Old parchment is liable to crack and crumble if it is unrolled or unfolded. This can create a conflict between those who want to preserve documents and those who want to read them, but researchers at Cardiff University and Queen Mary, University of London believe that their approach could get around the problem. Their technique enables parchment to be unrolled or unfolded ‘virtually’ so that historians can access previously unusable written sources and gain new insight into the past.

The technique, which the team says has been tested successfully on a medieval legal scroll provided by the Norfolk Record Office, works by scanning parchment with X-rays in order to detect the presence of iron contained in ‘iron gall ink’ – the most commonly used ink in Europe between the 12th and 19th centuries.
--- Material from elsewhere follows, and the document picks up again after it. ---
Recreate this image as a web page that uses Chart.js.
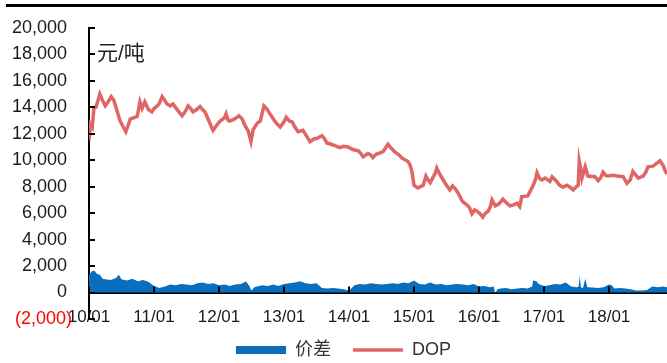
<!DOCTYPE html>
<html lang="zh">
<head>
    <meta charset="UTF-8">
    <title>DOP 价格与价差</title>
    <style>
        body {
            margin: 0;
            background: #fff;
        }
        #wrap {
            position: relative;
            width: 667px;
            height: 363px;
        }
        #topline {
            position: absolute;
            left: 6px;
            right: 0;
            top: 4px;
            height: 3px;
            background: #000;
        }
    </style>
</head>
<body>
    <div id="wrap">
        <canvas id="chart" width="667" height="363"></canvas>
        <div id="topline"></div>
    </div>

    <script src="https://cdn.jsdelivr.net/npm/chart.js"></script>
    <script>
        // months counted from 2010-01
        const xTickMonths = [0, 12, 24, 36, 48, 60, 72, 84, 96];
        const xTickLabels = ['10/01', '11/01', '12/01', '13/01', '14/01', '15/01', '16/01', '17/01', '18/01'];
        const unitLabel = '元/吨';

        const dopMonth = [
            0.0, 0.3, 0.6, 0.9, 1.3, 2.0, 2.5, 3.0, 3.5, 4.1, 4.6, 5.2, 5.7, 6.2, 6.8, 7.2, 7.6, 8.2, 8.9, 9.4,
            9.8, 10.3, 11.0, 11.6, 12.0, 12.6, 13.0, 13.5, 14.0, 14.4, 15.0, 15.5, 16.3, 17.2, 17.8, 18.3, 18.8, 19.2, 19.8, 20.5,
            21.0, 21.4, 22.2, 22.9, 23.5, 24.2, 25.0, 25.3, 25.7, 26.0, 26.8, 27.7, 28.3, 28.8, 29.4, 29.9, 30.3, 30.6, 31.1, 31.6,
            32.0, 32.3, 32.8, 33.4, 34.3, 34.8, 35.3, 36.0, 36.4, 37.0, 37.5, 38.0, 38.6, 39.5, 40.2, 40.8, 41.5, 42.1, 43.0, 43.5,
            43.9, 44.7, 45.4, 46.3, 47.0, 47.8, 48.7, 49.7, 50.2, 50.6, 51.5, 52.0, 52.4, 53.0, 53.4, 54.3, 55.2, 55.8, 56.5, 57.2,
            57.8, 58.9, 59.3, 59.6, 60.0, 60.7, 61.2, 61.7, 62.2, 62.6, 63.0, 63.9, 64.2, 64.8, 65.4, 66.0, 66.6, 67.1, 67.6, 68.3,
            68.9, 69.8, 70.2, 70.7, 71.2, 71.6, 72.2, 72.7, 73.2, 73.7, 74.1, 74.4, 75.0, 75.7, 76.4, 77.0, 77.7, 78.3, 79.0, 79.5,
            79.9, 81.0, 81.5, 82.0, 82.4, 82.7, 83.2, 83.6, 84.2, 85.1, 85.5, 86.2, 86.9, 87.5, 88.2, 88.8, 89.4, 90.0, 90.3, 90.5,
            90.8, 91.0, 91.6, 92.1, 93.4, 94.0, 94.5, 94.9, 95.4, 95.8, 96.7, 97.5, 98.6, 99.3, 99.9, 100.4, 101.4, 102.3, 102.8, 103.2,
            104.1, 104.6, 105.4, 106.0, 106.3, 106.7
        ];
        const dopPrice = [
            11500, 12700, 12500, 13900, 14000, 15000, 14500, 14100, 14400, 14800, 14500, 13700, 13000, 12600, 12150, 12600, 13100, 13200, 13300, 14400,
            13900, 14400, 13800, 13650, 13900, 14100, 14300, 14800, 14500, 14250, 14100, 14250, 13800, 13350, 13700, 14100, 13900, 13650, 13800, 14050,
            13800, 13650, 12900, 12250, 12600, 12950, 13200, 13500, 13000, 12950, 13100, 13350, 13100, 12600, 12200, 11400, 12300, 12500, 12800, 12950,
            13600, 14100, 13900, 13500, 12950, 12700, 12500, 12900, 13250, 12950, 12900, 12500, 12150, 12250, 11800, 11400, 11600, 11650, 11850, 11600,
            11300, 11200, 11100, 10950, 11050, 11000, 10800, 10700, 10500, 10250, 10500, 10400, 10200, 10450, 10500, 10650, 11200, 10900, 10600, 10400,
            10150, 9900, 9600, 9150, 8100, 7900, 8000, 8100, 8800, 8500, 8300, 9000, 9400, 8900, 8500, 8100, 7750, 8050, 7850, 7400,
            6900, 6600, 6450, 5950, 6250, 6150, 5950, 5700, 6000, 6150, 6500, 7000, 6550, 6700, 7050, 6800, 6550, 6600, 6750, 6500,
            7250, 7300, 7700, 8100, 8500, 9050, 8600, 8500, 8650, 8400, 8750, 8450, 8100, 7950, 8100, 7950, 7750, 8000, 8100, 9950,
            9300, 8650, 9500, 8800, 8750, 8450, 8700, 9100, 8850, 8800, 8850, 8800, 8750, 8250, 8500, 9150, 8650, 8800, 9100, 9500,
            9550, 9700, 9950, 9600, 9250, 8950
        ];

        const spreadMonth = [
            0, 0.5, 1, 1.5, 2, 2.5, 3, 4, 5, 5.5, 6, 7, 8, 9, 10, 11, 12, 13, 14, 15,
            16, 17, 18, 19, 20, 21, 22, 23, 24, 25, 26, 27, 28, 29, 29.6, 30, 30.5, 31, 32, 33,
            34, 35, 36, 37, 38, 39, 40, 41, 42, 43, 44, 45, 46, 47, 48, 48.5, 49, 50, 51, 52,
            53, 54, 55, 56, 57, 58, 59, 60, 61, 62, 63, 64, 65, 66, 67, 68, 69, 70, 71, 72,
            73, 74, 74.7, 75, 75.4, 76, 77, 78, 79, 80, 81, 81.8, 82, 82.6, 83, 84, 85, 86, 87, 88,
            89, 90, 90.4, 90.6, 90.8, 91.2, 91.6, 92, 93, 94, 95, 96, 96.5, 97, 98, 99, 100, 101, 102, 103,
            104, 105, 106, 106.7
        ];
        const spreadValue = [
            1300, 1600, 1650, 1400, 1350, 1050, 1000, 950, 1100, 1350, 1000, 900, 1050, 850, 950, 800, 500, 350, 450, 600,
            550, 650, 600, 550, 700, 750, 650, 700, 550, 600, 500, 600, 650, 825, 500, 150, 400, 450, 550, 500,
            600, 500, 650, 700, 750, 850, 700, 650, 700, 350, 300, 350, 300, 250, 150, 350, 550, 650, 600, 700,
            650, 600, 650, 700, 650, 750, 700, 900, 650, 600, 750, 600, 650, 550, 600, 650, 600, 550, 650, 450,
            500, 400, 450, -50, 250, 300, 350, 250, 300, 350, 300, 450, 900, 850, 650, 500, 550, 650, 600, 750,
            450, 400, 450, 1275, 400, 350, 1050, 400, 375, 350, 400, 600, 550, 300, 350, 300, 250, 150, 150, 200,
            450, 400, 450, 400
        ];

        const dopColor = '#E06666';
        const spreadColor = '#0A6EBD';

        Chart.defaults.font.family = "'Liberation Sans', Arial, 'Noto Sans CJK SC', sans-serif";
        Chart.defaults.color = '#1a1a1a';

        const axisDecor = {
            id: 'axisDecor',
            afterLayout(chart) {
                // nudge the legend a little to the right, like the original
                chart.legend.left += 20;
            },
            afterDraw(chart) {
                const { ctx, chartArea, scales: { x, y } } = chart;
                ctx.save();
                ctx.strokeStyle = '#000';
                ctx.lineWidth = 2;
                ctx.beginPath();
                y.ticks.forEach(t => {
                    const py = Math.round(y.getPixelForValue(t.value));
                    ctx.moveTo(chartArea.left, py);
                    ctx.lineTo(chartArea.left + 6, py);
                });
                const zero = y.getPixelForValue(0);
                x.ticks.forEach(t => {
                    const px = Math.round(x.getPixelForValue(t.value));
                    ctx.moveTo(px, zero);
                    ctx.lineTo(px, zero - 6);
                });
                ctx.stroke();
                ctx.fillStyle = '#222';
                ctx.font = "21px 'Liberation Sans', 'Noto Sans CJK SC', sans-serif";
                ctx.textBaseline = 'middle';
                ctx.fillText(unitLabel, chartArea.left + 8, y.getPixelForValue(18000));
                ctx.restore();
            }
        };

        new Chart(document.getElementById('chart'), {
            type: 'line',
            data: {
                datasets: [
                    {
                        label: '价差',
                        data: spreadMonth.map((m, i) => ({ x: m, y: spreadValue[i] })),
                        backgroundColor: spreadColor,
                        borderColor: spreadColor,
                        borderWidth: 0,
                        fill: 'origin',
                        pointRadius: 0,
                        tension: 0,
                        pointStyle: 'rect'
                    },
                    {
                        label: 'DOP',
                        data: dopMonth.map((m, i) => ({ x: m, y: dopPrice[i] })),
                        borderColor: dopColor,
                        backgroundColor: dopColor,
                        borderWidth: 3.5,
                        fill: false,
                        pointRadius: 0,
                        tension: 0,
                        pointStyle: 'line'
                    }
                ]
            },
            options: {
                responsive: false,
                animation: false,
                layout: {
                    padding: { top: 20, left: 0, right: 0, bottom: -6 }
                },
                plugins: {
                    legend: {
                        position: 'bottom',
                        labels: {
                            usePointStyle: true,
                            pointStyleWidth: 50,
                            boxHeight: 8,
                            padding: 22,
                            color: '#333',
                            font: { size: 18 }
                        }
                    },
                    tooltip: { enabled: false }
                },
                scales: {
                    x: {
                        type: 'linear',
                        position: { y: 0 },
                        min: 0,
                        max: 106.7,
                        z: 1,
                        grid: { display: false, drawTicks: false },
                        border: { display: true, color: '#000', width: 2 },
                        afterBuildTicks: s => { s.ticks = xTickMonths.map(v => ({ value: v })); },
                        ticks: {
                            maxRotation: 0,
                            autoSkip: false,
                            padding: 15,
                            color: '#1a1a1a',
                            font: { size: 17 },
                            callback: (v, i) => xTickLabels[i]
                        }
                    },
                    y: {
                        min: -2000,
                        max: 20000,
                        z: 1,
                        grid: { display: false, drawTicks: false },
                        border: { display: true, color: '#000', width: 2 },
                        afterFit: s => { s.width = 89; },
                        ticks: {
                            stepSize: 2000,
                            padding: 17,
                            font: { size: 18 },
                            color: c => c.tick.value < 0 ? '#FF0000' : '#1a1a1a',
                            callback: v => v < 0
                                ? '(' + Math.abs(v).toLocaleString('en-US') + ')'
                                : v.toLocaleString('en-US') + ' '
                        }
                    }
                }
            },
            plugins: [axisDecor]
        });
    </script>
</body>
</html>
The approach is based on microtomography, where a three-dimensional ‘map’ showing the ink’s exact location is built up by creating images made from a series of X-ray ‘slices’ taken through the parchment. Software specially developed by the Cardiff project team combines the data obtained with information about the way the parchment is rolled or folded up and calculates exactly where the ink sits on the parchment. This means that an image of the document as it would appear unrolled or unfolded can be produced.
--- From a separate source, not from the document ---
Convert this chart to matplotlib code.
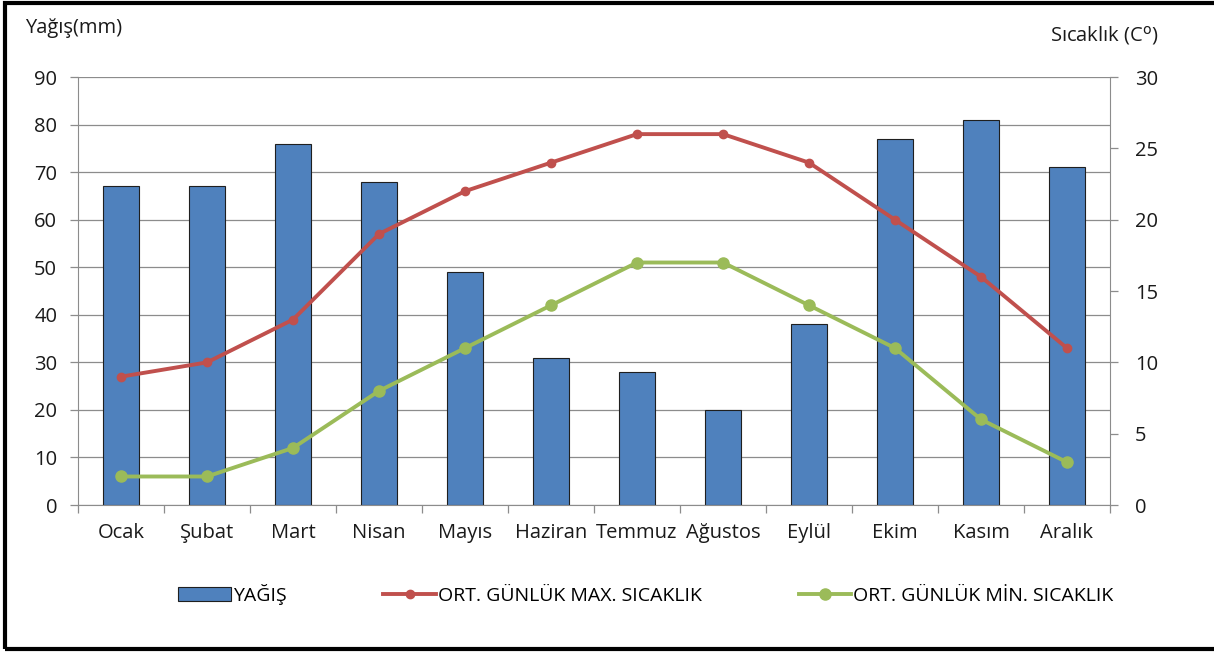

Scanning takes place at the Institute of Dentistry at Queen Mary, University of London led by Graham Davis. He explained: 'Because no commercial or research X-ray tomography scanners were capable of providing the quality of image we needed, we’ve developed our own advanced scanner which is also being adapted for a diverse range of other scientific uses, including those within our own Institute of Dentistry where enhanced, high contrast images are enabling the detection and analysis of features in teeth that we haven’t been able to see before.'

Tim Wess of Cardiff University commented: 'This is a milestone in historical information recovery. The conservation community is rightly very protective of old documents and isn’t prepared to risk damaging them by opening them. Our breakthrough means they won’t have to.'

The four year project ‘High Definition X-ray Microtomography and Advanced Visualisation Techniques for Information Recovery from Unopenable Historical Documents’ is receiving just under £1.3 million in funding from the UK's EPSRC.